Tuesday, February 28, 2012

Barefoot in the Frat House

The thing I find most horrifying about this is that they apparently have a no-shoes policy.  Look at the pile of shoes by the door.  The white socks.  The one guy holding the bong appears to actually be wearing slippers instead of moccassins.

I absolutely loathe having to take my shoes off inside because I'm afraid of stepping on something sharp.  When I was a kid I read a book about the San Fransisco earthquake of 1906, and it said that because the earthquake happened in the early morning while people were still in bed, everyone ran out into the street barefoot and ended up with massive injuries from all the broken glass cutting their feet.  This HORRIFIED me beyond belief.  Way more than the tragedy of people losing their homes or dying. 

One of the most terrifying cinematic moments for me is in Die Hard when Hans Gruber tells his henchman to "shoot the glass" so that John McClane has to walk across the broken glass barefoot.  At that point, I basically just want John to give up and let the terrorists win.  I've had it. 


8 comments:

Rob! said...

My favorite thing is that they can't wear shoes but they're spilling beer all over their floor. Someone's parents were probably very strict about this but he never realized why, he just thought it was a great rule.

Anonymous said...

You don't live somewhere where it snows, do you? Slush, salt chunks, and mud all tracked right over a white carpet. God damned roommates.

Henray said...

You dont like wearing shoes innside? man, that sounds really wrong to me. couldnt you wear slippers or something? stomping around in shoes all day sounds like it would leave your feet with a pretty rich odor at the end.

Luvbug said...

Can we please stop talking like a bunch of bored Gloop twats, shut the fuck up about shoe rules and please heap more mockery upon these pathetic douchenuggets? What do you second-hand dildos think this site is for, anyway?

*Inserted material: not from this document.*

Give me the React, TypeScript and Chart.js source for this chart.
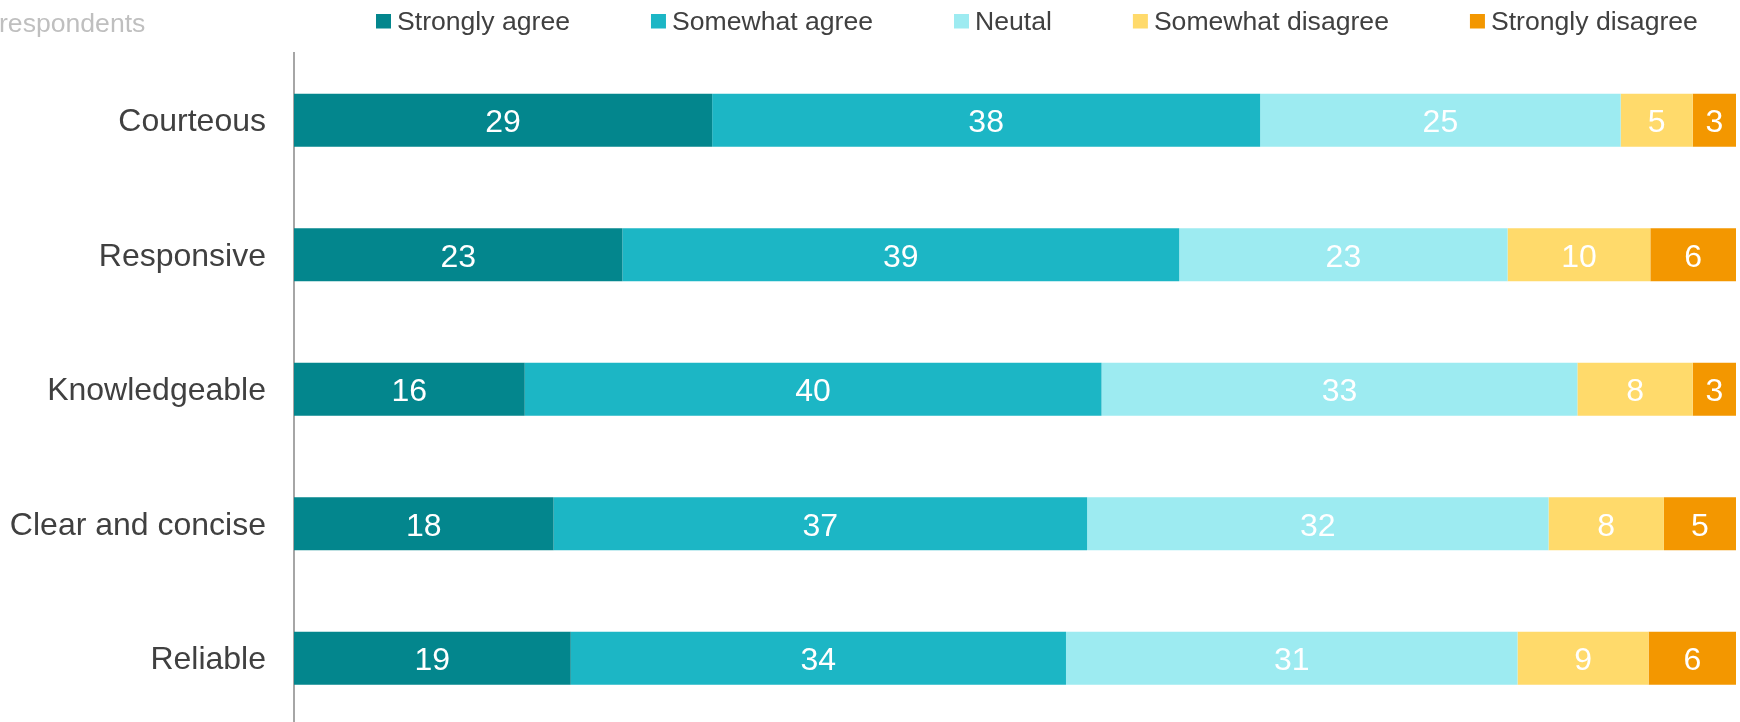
import React, { useEffect, useRef } from 'react';
import { Chart, registerables } from 'chart.js';

Chart.register(...registerables);

const categories = ['Courteous', 'Responsive', 'Knowledgeable', 'Clear and concise', 'Reliable'];
const seriesNames = ['Strongly agree', 'Somewhat agree', 'Neutal', 'Somewhat disagree', 'Strongly disagree'];
const stronglyAgree = [29, 23, 16, 18, 19];
const somewhatAgree = [38, 39, 40, 37, 34];
const neutral = [25, 23, 33, 32, 31];
const somewhatDisagree = [5, 10, 8, 8, 9];
const stronglyDisagree = [3, 6, 3, 5, 6];
const seriesColors = ['#03868d', '#1cb6c5', '#9debf1', '#ffda6b', '#f39700'];
const axisTitle = 'respondents';

const FONT = '"Liberation Sans", Arial, Helvetica, sans-serif';

const allSeries = [stronglyAgree, somewhatAgree, neutral, somewhatDisagree, stronglyDisagree];
const rowTotals = categories.map((_, i) => allSeries.reduce((s, arr) => s + arr[i], 0));

const overlayPlugin = {
  id: 'overlay',
  afterDatasetsDraw(chart: any) {
    const ctx = chart.ctx;
    ctx.save();
    // category labels
    const yScale = chart.scales.y;
    ctx.font = `32px ${FONT}`;
    ctx.fillStyle = '#404040';
    ctx.textAlign = 'right';
    ctx.textBaseline = 'middle';
    categories.forEach((c, i) => {
      ctx.fillText(c, chart.chartArea.left - 28, yScale.getPixelForValue(i) + 2);
    });
    // value labels
    ctx.fillStyle = '#ffffff';
    ctx.textAlign = 'center';
    chart.data.datasets.forEach((ds: any, di: number) => {
      const meta = chart.getDatasetMeta(di);
      meta.data.forEach((el: any, i: number) => {
        const p = el.getProps(['x', 'y', 'base'], true);
        const cx = (p.x + p.base) / 2;
        ctx.fillText(String(allSeries[di][i]), cx, p.y + 3);
      });
    });
    // legend
    ctx.font = `26.6px ${FONT}`;
    ctx.textAlign = 'left';
    ctx.textBaseline = 'alphabetic';
    let x = 376;
    seriesNames.forEach((name, i) => {
      ctx.fillStyle = seriesColors[i];
      ctx.fillRect(x, 14, 15, 14.5);
      ctx.fillStyle = '#404040';
      ctx.fillText(name, x + 21, 29.5);
      x += 21 + ctx.measureText(name).width + 81;
    });
    // axis title (clipped at left)
    ctx.fillStyle = '#bfbfbf';
    ctx.fillText(axisTitle, -1, 32);
    ctx.restore();
  },
};

export default function App() {
  const canvasRef = useRef<HTMLCanvasElement | null>(null);

  useEffect(() => {
    if (!canvasRef.current) return;
    const chart = new Chart(canvasRef.current, {
      type: 'bar',
      data: {
        labels: categories,
        datasets: seriesNames.map((name, di) => ({
          label: name,
          data: allSeries[di].map((v, i) => (v / rowTotals[i]) * 100),
          backgroundColor: seriesColors[di],
          borderWidth: 0,
          barPercentage: 1,
          categoryPercentage: 0.394,
        })),
      },
      options: {
        indexAxis: 'y',
        animation: false,
        responsive: false,
        maintainAspectRatio: false,
        layout: { padding: { top: 53, bottom: 4.5, left: 0, right: 4 } },
        plugins: {
          legend: { display: false },
          tooltip: { enabled: false },
          title: { display: false },
        },
        scales: {
          x: {
            stacked: true,
            min: 0,
            max: 100,
            display: false,
          },
          y: {
            stacked: true,
            grid: { display: false, drawTicks: false },
            border: { display: true, color: '#a6a6a6', width: 2 },
            ticks: { display: false },
            afterFit(scale: any) {
              scale.width = 294;
              scale.paddingTop = 0;
              scale.paddingBottom = 0;
            },
          },
        },
      },
      plugins: [overlayPlugin],
    } as any);
    return () => chart.destroy();
  }, []);

  return (
    <div
      style={{
        position: 'fixed',
        left: 0,
        top: 0,
        width: 1740,
        height: 722,
        overflow: 'hidden',
        background: '#ffffff',
      }}
    >
      <canvas ref={canvasRef} width={1740} height={730} style={{ display: 'block' }} />
    </div>
  );
}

So, to continue: Ha ha, Keystone Light!

Anonymous said...

Anyone whose ever been in a frat house knows this is way too clean to be a frat house

Anonymous said...

I went to a "party" at a friends' house one time and you had to take your shoes off. Then some girl spilled her red wine on the floor. Then some kid puked. I put my shoes back on. FUCK THE RULES.

Jonathan said...

Ever hear of the pass out policy regarding shoes? Essentially, if you are wearing shoes when you pass out you are fair game for pretty much anything. The sharpie is usually the standard but some go to the extreme. One of the reasons I try and avoid wearing shoes.

The only time I ever have to worry about stepping on something is if someone breaks the glass. Luckily, my friends and I are clever enough while intoxicated to clean it up.

Anonymous said...

You do realize that the whole "wearing shoes indoors" thing is something that looks really weird if you're not from the US?